## What you need to do
In full and without alteration, give the listing again.

※

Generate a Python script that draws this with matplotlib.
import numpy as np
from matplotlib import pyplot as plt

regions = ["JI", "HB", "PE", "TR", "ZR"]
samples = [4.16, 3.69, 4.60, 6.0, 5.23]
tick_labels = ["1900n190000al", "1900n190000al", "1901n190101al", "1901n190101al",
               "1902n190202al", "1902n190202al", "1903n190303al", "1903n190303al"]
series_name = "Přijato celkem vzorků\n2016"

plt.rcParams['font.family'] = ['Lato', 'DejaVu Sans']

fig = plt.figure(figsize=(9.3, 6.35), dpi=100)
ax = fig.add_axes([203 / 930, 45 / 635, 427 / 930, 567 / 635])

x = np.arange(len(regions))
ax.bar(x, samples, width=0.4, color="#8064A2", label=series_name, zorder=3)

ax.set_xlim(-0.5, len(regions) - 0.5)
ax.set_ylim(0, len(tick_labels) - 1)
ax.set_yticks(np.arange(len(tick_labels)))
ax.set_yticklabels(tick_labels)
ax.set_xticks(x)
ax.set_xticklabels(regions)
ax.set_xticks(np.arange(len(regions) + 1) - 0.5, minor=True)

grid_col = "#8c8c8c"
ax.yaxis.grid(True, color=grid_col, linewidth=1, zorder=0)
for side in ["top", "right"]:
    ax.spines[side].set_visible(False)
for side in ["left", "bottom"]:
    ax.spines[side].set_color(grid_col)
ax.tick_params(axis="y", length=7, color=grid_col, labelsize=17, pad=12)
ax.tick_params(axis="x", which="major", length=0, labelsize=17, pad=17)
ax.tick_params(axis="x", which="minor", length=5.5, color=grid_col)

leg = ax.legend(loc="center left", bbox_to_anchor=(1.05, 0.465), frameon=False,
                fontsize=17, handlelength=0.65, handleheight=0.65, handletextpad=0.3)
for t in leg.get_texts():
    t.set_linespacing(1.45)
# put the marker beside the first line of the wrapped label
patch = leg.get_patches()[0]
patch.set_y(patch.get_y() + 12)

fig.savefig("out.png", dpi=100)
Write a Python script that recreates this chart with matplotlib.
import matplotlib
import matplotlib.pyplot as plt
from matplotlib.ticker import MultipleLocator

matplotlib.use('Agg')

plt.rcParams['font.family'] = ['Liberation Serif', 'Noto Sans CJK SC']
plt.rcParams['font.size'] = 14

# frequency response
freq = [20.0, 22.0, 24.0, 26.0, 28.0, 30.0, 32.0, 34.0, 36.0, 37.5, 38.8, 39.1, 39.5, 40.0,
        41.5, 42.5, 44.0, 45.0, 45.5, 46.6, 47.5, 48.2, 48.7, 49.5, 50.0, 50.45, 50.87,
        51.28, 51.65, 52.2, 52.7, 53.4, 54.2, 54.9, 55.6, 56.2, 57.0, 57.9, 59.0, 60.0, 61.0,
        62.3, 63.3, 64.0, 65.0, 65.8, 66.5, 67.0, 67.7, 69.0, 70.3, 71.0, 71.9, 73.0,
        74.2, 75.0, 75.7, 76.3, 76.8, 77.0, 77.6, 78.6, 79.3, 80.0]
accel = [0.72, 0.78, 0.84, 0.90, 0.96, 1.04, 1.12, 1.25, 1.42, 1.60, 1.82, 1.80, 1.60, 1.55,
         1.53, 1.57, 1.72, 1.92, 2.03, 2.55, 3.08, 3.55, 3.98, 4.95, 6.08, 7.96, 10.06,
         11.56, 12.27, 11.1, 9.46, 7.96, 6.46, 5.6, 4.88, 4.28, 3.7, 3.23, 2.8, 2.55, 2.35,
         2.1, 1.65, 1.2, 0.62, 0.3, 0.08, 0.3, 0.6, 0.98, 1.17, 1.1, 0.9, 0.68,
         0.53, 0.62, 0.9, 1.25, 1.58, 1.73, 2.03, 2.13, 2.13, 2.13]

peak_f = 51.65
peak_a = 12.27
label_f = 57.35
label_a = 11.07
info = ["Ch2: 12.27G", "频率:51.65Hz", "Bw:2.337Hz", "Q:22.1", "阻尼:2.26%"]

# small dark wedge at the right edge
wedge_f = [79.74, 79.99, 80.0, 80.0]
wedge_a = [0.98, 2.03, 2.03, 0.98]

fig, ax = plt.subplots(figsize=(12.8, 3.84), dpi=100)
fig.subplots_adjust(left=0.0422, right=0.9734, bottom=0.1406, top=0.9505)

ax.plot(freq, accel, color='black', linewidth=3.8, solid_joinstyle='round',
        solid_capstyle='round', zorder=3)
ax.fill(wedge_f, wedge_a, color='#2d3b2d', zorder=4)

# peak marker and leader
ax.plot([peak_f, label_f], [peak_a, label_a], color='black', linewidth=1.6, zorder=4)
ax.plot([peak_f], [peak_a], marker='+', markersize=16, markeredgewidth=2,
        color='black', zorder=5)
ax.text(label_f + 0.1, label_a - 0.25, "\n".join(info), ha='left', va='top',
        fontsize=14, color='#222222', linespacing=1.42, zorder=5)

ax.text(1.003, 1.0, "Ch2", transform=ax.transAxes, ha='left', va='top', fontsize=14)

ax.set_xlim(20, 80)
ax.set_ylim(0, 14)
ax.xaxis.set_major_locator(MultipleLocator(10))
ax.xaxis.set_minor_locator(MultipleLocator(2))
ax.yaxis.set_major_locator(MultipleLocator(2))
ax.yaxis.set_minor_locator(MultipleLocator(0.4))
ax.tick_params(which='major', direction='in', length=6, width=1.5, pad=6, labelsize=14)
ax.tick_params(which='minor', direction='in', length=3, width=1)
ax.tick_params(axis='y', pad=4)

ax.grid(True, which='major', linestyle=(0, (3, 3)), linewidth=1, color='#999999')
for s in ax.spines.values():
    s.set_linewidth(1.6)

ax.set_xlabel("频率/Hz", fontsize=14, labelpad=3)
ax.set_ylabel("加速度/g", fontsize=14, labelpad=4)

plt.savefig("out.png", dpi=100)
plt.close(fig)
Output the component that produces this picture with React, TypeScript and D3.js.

※

## Full solution
Generate a Python script that draws this with matplotlib.
import numpy as np
from matplotlib import pyplot as plt

regions = ["JI", "HB", "PE", "TR", "ZR"]
samples = [4.16, 3.69, 4.60, 6.0, 5.23]
tick_labels = ["1900n190000al", "1900n190000al", "1901n190101al", "1901n190101al",
               "1902n190202al", "1902n190202al", "1903n190303al", "1903n190303al"]
series_name = "Přijato celkem vzorků\n2016"

plt.rcParams['font.family'] = ['Lato', 'DejaVu Sans']

fig = plt.figure(figsize=(9.3, 6.35), dpi=100)
ax = fig.add_axes([203 / 930, 45 / 635, 427 / 930, 567 / 635])

x = np.arange(len(regions))
ax.bar(x, samples, width=0.4, color="#8064A2", label=series_name, zorder=3)

ax.set_xlim(-0.5, len(regions) - 0.5)
ax.set_ylim(0, len(tick_labels) - 1)
ax.set_yticks(np.arange(len(tick_labels)))
ax.set_yticklabels(tick_labels)
ax.set_xticks(x)
ax.set_xticklabels(regions)
ax.set_xticks(np.arange(len(regions) + 1) - 0.5, minor=True)

grid_col = "#8c8c8c"
ax.yaxis.grid(True, color=grid_col, linewidth=1, zorder=0)
for side in ["top", "right"]:
    ax.spines[side].set_visible(False)
for side in ["left", "bottom"]:
    ax.spines[side].set_color(grid_col)
ax.tick_params(axis="y", length=7, color=grid_col, labelsize=17, pad=12)
ax.tick_params(axis="x", which="major", length=0, labelsize=17, pad=17)
ax.tick_params(axis="x", which="minor", length=5.5, color=grid_col)

leg = ax.legend(loc="center left", bbox_to_anchor=(1.05, 0.465), frameon=False,
                fontsize=17, handlelength=0.65, handleheight=0.65, handletextpad=0.3)
for t in leg.get_texts():
    t.set_linespacing(1.45)
# put the marker beside the first line of the wrapped label
patch = leg.get_patches()[0]
patch.set_y(patch.get_y() + 12)

fig.savefig("out.png", dpi=100)
Write a Python script that recreates this chart with matplotlib.
import matplotlib
import matplotlib.pyplot as plt
from matplotlib.ticker import MultipleLocator

matplotlib.use('Agg')

plt.rcParams['font.family'] = ['Liberation Serif', 'Noto Sans CJK SC']
plt.rcParams['font.size'] = 14

# frequency response
freq = [20.0, 22.0, 24.0, 26.0, 28.0, 30.0, 32.0, 34.0, 36.0, 37.5, 38.8, 39.1, 39.5, 40.0,
        41.5, 42.5, 44.0, 45.0, 45.5, 46.6, 47.5, 48.2, 48.7, 49.5, 50.0, 50.45, 50.87,
        51.28, 51.65, 52.2, 52.7, 53.4, 54.2, 54.9, 55.6, 56.2, 57.0, 57.9, 59.0, 60.0, 61.0,
        62.3, 63.3, 64.0, 65.0, 65.8, 66.5, 67.0, 67.7, 69.0, 70.3, 71.0, 71.9, 73.0,
        74.2, 75.0, 75.7, 76.3, 76.8, 77.0, 77.6, 78.6, 79.3, 80.0]
accel = [0.72, 0.78, 0.84, 0.90, 0.96, 1.04, 1.12, 1.25, 1.42, 1.60, 1.82, 1.80, 1.60, 1.55,
         1.53, 1.57, 1.72, 1.92, 2.03, 2.55, 3.08, 3.55, 3.98, 4.95, 6.08, 7.96, 10.06,
         11.56, 12.27, 11.1, 9.46, 7.96, 6.46, 5.6, 4.88, 4.28, 3.7, 3.23, 2.8, 2.55, 2.35,
         2.1, 1.65, 1.2, 0.62, 0.3, 0.08, 0.3, 0.6, 0.98, 1.17, 1.1, 0.9, 0.68,
         0.53, 0.62, 0.9, 1.25, 1.58, 1.73, 2.03, 2.13, 2.13, 2.13]

peak_f = 51.65
peak_a = 12.27
label_f = 57.35
label_a = 11.07
info = ["Ch2: 12.27G", "频率:51.65Hz", "Bw:2.337Hz", "Q:22.1", "阻尼:2.26%"]

# small dark wedge at the right edge
wedge_f = [79.74, 79.99, 80.0, 80.0]
wedge_a = [0.98, 2.03, 2.03, 0.98]

fig, ax = plt.subplots(figsize=(12.8, 3.84), dpi=100)
fig.subplots_adjust(left=0.0422, right=0.9734, bottom=0.1406, top=0.9505)

ax.plot(freq, accel, color='black', linewidth=3.8, solid_joinstyle='round',
        solid_capstyle='round', zorder=3)
ax.fill(wedge_f, wedge_a, color='#2d3b2d', zorder=4)

# peak marker and leader
ax.plot([peak_f, label_f], [peak_a, label_a], color='black', linewidth=1.6, zorder=4)
ax.plot([peak_f], [peak_a], marker='+', markersize=16, markeredgewidth=2,
        color='black', zorder=5)
ax.text(label_f + 0.1, label_a - 0.25, "\n".join(info), ha='left', va='top',
        fontsize=14, color='#222222', linespacing=1.42, zorder=5)

ax.text(1.003, 1.0, "Ch2", transform=ax.transAxes, ha='left', va='top', fontsize=14)

ax.set_xlim(20, 80)
ax.set_ylim(0, 14)
ax.xaxis.set_major_locator(MultipleLocator(10))
ax.xaxis.set_minor_locator(MultipleLocator(2))
ax.yaxis.set_major_locator(MultipleLocator(2))
ax.yaxis.set_minor_locator(MultipleLocator(0.4))
ax.tick_params(which='major', direction='in', length=6, width=1.5, pad=6, labelsize=14)
ax.tick_params(which='minor', direction='in', length=3, width=1)
ax.tick_params(axis='y', pad=4)

ax.grid(True, which='major', linestyle=(0, (3, 3)), linewidth=1, color='#999999')
for s in ax.spines.values():
    s.set_linewidth(1.6)

ax.set_xlabel("频率/Hz", fontsize=14, labelpad=3)
ax.set_ylabel("加速度/g", fontsize=14, labelpad=4)

plt.savefig("out.png", dpi=100)
plt.close(fig)
Output the component that produces this picture with React, TypeScript and D3.js.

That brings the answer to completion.